Mala referencia, sin duda. Porque cada resolución de Naciones Unidas es más tajante, más expeditiva.

  • Negociemos, negociemos, dicen todos. Hasta los americanos, un tanto calmados tras los primeros días de «rambismo» militante.

Pero, ¿cómo se negocia con alguien que antes de hablar coloca ta pistola encima de la mesa?

Con una pistola mayor, responden «gringos» y británicos. Y de pie.

  • Se espera que Saddam pierda los estribos. Que asalte, por ejemplo, la embajada de Estados Unidos en Kuwait o dé orden a sus barcos de impedir la inspección de cargamentos.

Hace exactamente lo contrario. Impone un orden arbitrario en el antiguo emirato, aconseja a sus capitanes mercantes que permitan las inspecciones, aparece acariciando niños y consolando rehenes en las televisiones occidentales, concede entrevistas a enviados especiales fascinados por la estatura (física) y las amenazas del líder máximo…

Y, de repente, anuncia que liberará a una parte de los rehenes o «invitados»: las mujeres y los niños antes, por favor.

  • Todo el mundo, salvo algunos países árabes y otros del Tercer Mundo, coincide en que «Satán» es un peligro, una permanente provocación. Pero, ¿cómo se acaba con un adversario tan astuto para quien los principios generales con que se rige la sociedad humana son simples referencias humorísticas?

Bush y Gorbachov se reúnen en Helsinki. Acuerdo en casi todo. Dicen que «Gorby» garantiza la caída del nuevo «Rais» «en unos días». ¿Cómo podría hacerlo? Al líder soviético lo que le preocupa de verdad ahora son los asuntos domésticos, las colas del pan y los enfrentamientos entre razas y tribus.

Cada día llegan más contingentes militares a la zona. Cada día Saddam suelta a cuentagotas nuevos rehenes, y amenaza a los americanos con represalias tremebundas.

  • La negociación se estanca. Pérez de Cuéllar fracasa en Anman, el pequeño rey Hussein recorre el mundo explicando lo obvio y —también— lo inexplicable: porque no puede darse el lujo de romper con Saddam sin perder la corona.

En los campos de refugiados de Jordania miles de personas se hacinan en condiciones patéticas: pakistaníes, filipinos, egipcios, que lo han perdido todo en esta guerra que ni entienden ni siquiera rechazan.
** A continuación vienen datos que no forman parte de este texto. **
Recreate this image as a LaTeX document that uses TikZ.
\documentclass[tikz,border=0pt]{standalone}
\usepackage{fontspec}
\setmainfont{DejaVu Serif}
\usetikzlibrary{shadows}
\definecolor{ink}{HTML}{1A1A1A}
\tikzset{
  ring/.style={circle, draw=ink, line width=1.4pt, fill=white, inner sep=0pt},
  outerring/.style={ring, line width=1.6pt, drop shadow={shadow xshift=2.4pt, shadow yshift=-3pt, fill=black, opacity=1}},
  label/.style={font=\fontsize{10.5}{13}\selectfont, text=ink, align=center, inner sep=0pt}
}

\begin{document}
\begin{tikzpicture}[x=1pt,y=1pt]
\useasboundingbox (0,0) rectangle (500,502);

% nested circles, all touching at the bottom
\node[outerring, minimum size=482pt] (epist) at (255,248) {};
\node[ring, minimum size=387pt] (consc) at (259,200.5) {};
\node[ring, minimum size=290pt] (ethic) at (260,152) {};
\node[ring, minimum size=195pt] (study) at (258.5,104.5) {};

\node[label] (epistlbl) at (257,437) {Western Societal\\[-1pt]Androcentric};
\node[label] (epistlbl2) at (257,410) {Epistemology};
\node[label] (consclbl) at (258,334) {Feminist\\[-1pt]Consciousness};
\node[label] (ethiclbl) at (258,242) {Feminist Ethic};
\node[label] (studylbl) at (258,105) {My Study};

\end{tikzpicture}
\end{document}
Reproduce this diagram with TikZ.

Simplemente, la sufren.

La solidaridad internacional funciona, desde luego, pero se concentra en Turquía, en Egipto y en Jordania.
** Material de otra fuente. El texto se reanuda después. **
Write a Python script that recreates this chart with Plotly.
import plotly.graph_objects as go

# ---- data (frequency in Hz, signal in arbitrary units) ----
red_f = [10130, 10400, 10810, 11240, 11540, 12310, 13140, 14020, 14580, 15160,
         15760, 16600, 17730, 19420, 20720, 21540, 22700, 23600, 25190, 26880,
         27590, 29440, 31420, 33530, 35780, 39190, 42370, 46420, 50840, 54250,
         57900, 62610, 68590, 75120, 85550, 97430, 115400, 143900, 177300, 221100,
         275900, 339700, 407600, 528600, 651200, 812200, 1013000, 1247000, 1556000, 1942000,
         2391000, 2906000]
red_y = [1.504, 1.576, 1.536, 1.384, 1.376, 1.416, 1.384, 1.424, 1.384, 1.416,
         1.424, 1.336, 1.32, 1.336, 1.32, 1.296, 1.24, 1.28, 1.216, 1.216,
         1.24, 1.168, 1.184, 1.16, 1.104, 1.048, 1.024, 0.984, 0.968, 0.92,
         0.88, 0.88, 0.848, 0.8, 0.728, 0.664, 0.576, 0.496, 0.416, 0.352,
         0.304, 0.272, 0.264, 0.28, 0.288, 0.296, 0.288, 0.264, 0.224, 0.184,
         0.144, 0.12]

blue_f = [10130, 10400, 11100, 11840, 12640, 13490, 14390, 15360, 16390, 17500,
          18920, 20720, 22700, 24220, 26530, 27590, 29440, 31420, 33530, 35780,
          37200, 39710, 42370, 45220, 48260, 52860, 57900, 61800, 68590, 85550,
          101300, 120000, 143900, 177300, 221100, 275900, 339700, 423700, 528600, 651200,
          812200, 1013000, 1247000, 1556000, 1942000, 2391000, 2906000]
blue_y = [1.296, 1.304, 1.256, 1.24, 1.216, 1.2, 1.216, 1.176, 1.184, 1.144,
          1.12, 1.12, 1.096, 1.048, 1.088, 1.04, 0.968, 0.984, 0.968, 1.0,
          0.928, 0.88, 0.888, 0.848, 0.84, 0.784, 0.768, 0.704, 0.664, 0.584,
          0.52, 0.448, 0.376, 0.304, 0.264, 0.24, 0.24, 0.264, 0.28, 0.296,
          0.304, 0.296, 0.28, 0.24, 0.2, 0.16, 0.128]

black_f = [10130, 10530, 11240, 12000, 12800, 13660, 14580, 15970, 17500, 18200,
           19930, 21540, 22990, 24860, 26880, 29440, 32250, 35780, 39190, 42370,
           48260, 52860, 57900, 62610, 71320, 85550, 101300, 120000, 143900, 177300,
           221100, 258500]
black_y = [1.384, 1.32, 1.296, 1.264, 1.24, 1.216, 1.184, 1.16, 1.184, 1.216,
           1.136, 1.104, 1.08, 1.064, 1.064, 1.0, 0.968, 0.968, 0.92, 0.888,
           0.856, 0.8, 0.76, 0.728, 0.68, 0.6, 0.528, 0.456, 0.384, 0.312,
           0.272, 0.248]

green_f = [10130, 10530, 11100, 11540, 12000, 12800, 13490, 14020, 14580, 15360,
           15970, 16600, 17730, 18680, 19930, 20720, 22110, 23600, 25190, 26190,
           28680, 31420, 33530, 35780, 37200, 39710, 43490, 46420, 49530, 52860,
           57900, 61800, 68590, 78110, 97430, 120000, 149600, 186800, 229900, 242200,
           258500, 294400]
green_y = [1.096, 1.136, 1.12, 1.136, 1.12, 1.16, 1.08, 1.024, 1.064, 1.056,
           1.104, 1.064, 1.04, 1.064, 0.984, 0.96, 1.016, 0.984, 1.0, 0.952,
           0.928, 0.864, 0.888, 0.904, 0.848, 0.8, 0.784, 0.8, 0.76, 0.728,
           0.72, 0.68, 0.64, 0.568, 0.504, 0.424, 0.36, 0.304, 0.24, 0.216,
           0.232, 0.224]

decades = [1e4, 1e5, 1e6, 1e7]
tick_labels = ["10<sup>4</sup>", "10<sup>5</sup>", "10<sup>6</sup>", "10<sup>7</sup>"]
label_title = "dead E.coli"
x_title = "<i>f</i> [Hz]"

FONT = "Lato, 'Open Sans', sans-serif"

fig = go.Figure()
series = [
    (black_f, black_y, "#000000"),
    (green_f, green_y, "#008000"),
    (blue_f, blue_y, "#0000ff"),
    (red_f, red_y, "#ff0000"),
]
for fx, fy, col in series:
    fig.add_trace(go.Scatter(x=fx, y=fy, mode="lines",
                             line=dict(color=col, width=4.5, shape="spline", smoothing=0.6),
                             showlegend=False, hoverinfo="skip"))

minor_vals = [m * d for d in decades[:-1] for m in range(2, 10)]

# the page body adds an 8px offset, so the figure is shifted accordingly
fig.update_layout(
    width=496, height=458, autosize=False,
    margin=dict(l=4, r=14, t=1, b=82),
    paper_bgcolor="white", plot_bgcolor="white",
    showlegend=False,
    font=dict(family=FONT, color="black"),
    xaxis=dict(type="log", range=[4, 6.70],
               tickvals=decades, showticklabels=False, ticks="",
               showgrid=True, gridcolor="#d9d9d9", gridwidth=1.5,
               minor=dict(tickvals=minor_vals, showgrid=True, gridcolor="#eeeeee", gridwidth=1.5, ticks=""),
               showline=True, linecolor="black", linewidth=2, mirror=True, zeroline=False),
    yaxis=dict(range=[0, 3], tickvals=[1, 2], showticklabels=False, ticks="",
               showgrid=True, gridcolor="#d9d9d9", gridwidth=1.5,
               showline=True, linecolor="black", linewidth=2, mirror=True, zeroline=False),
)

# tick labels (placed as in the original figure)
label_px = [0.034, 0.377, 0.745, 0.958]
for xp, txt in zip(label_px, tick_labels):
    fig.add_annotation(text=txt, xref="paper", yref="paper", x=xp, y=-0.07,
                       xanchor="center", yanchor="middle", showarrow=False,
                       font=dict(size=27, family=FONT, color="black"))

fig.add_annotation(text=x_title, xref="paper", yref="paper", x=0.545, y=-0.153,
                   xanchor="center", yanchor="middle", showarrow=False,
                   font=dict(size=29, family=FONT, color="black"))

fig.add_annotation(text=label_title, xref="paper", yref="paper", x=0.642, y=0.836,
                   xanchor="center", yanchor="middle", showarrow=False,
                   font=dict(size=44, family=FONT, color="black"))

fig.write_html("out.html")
  • La narración escueta de lo sucedido hasta hoy concluye aquí: veremos qué puede pasar más adelante.

Hay tres hipótesis razonables. Las irracionales son muchas más. Precisamente por eso, tal vez, resulten más probables.

  • Primera hipótesis: estallan, al fin, las hostilidades. La nueva Armada Invencible aplasta de forma instantánea al nuevo Saladino. O no tan instantáneamente (lo que es más probable y será más costoso). La duración de la guerra dependerá de esta pregunta: ¿cuántos miles de muertos aceptará pagar Occidente y los países árabes «moderados» en este Lepanto, tal vez interminable? ¿Cómo reaccionarán los árabes en su inmensa mayoría? ¡Acordaos de Vietnam!
  • Segunda hipótesis: la negociación. Súbitamente tocado por la gracia, «Satán» decide negociar ciertas reivindicaciones territoriales con el vecino Kuwait, Hay varias alternativas: una federación irako-kuwaití, ciertas cesiones territoriales por parte del emirato acompañadas de suculentas indemnizaciones… Mírese desde donde se mire esta hipótesis es bastante poco realista. Saddam ha dicho hasta la saciedad que la anexión de Kuwait no es negociable. Que Kuwait es ya —¡y para siempre!— la provincia número 19 de Irak. ¿De qué otra cosa podría negociarse si no es precisamente sobre Kuwait?
  • Tercera hipótesis: todo sigue igual, es decir, los barcos en el Golfo, las tropas americanas, inglesas y francesas en el desierto, los iraquíes en Kuwait y los rehenes en Irak. El embargo se mantiene, por supuesto. Pero, ¿sirve acaso para acabar con el régimen de Saddam? Es también poco probable- Muy pocos bloqueos han acabado con las dictaduras que pretendían rendir por hambre. Un ejemplo, Fidel Castro. Estaba detrás la URSS, claro. Pero en los alrededores de Irak hay dos países (Irán y Jordania) que por razones diversas parecen dispuestos a echarle una mano al «ladrón de Bagdad».

Cualquiera de las tres hipótesis o escenarios resultan a estas alturas aventuradas y no es seguro que conduzcan al objetivo principal que es, dicho en tono rimbombante, «restaurar la legalidad internacional».

Cualquiera de ellas podría encabezar un «manual de instrucciones» para acabar con Saddam. Pero este ejercicio de redacción se parecería bastante a esos folletos explicativos de un ordenador de tercera generación escrito por un japonés, traducido al inglés por un malayo y para uso de angoleños.

  • Así están las cosas, por ahora. Aunque dentro de una hora pueden ser distintas. Es inútil, pues, poner tienda de zahori o de experto, porque tras el 2 de agosto pasado algo quedó claro: toda previsión sobre ciertos asuntos internacionales y en ciertas latitudes (la caída del muro de Berlín fue otra prueba) está condenada al fracaso.
  • El futuro, como dicen los árabes, está escrito, seguramente. Pero nadie entiende su caligrafía.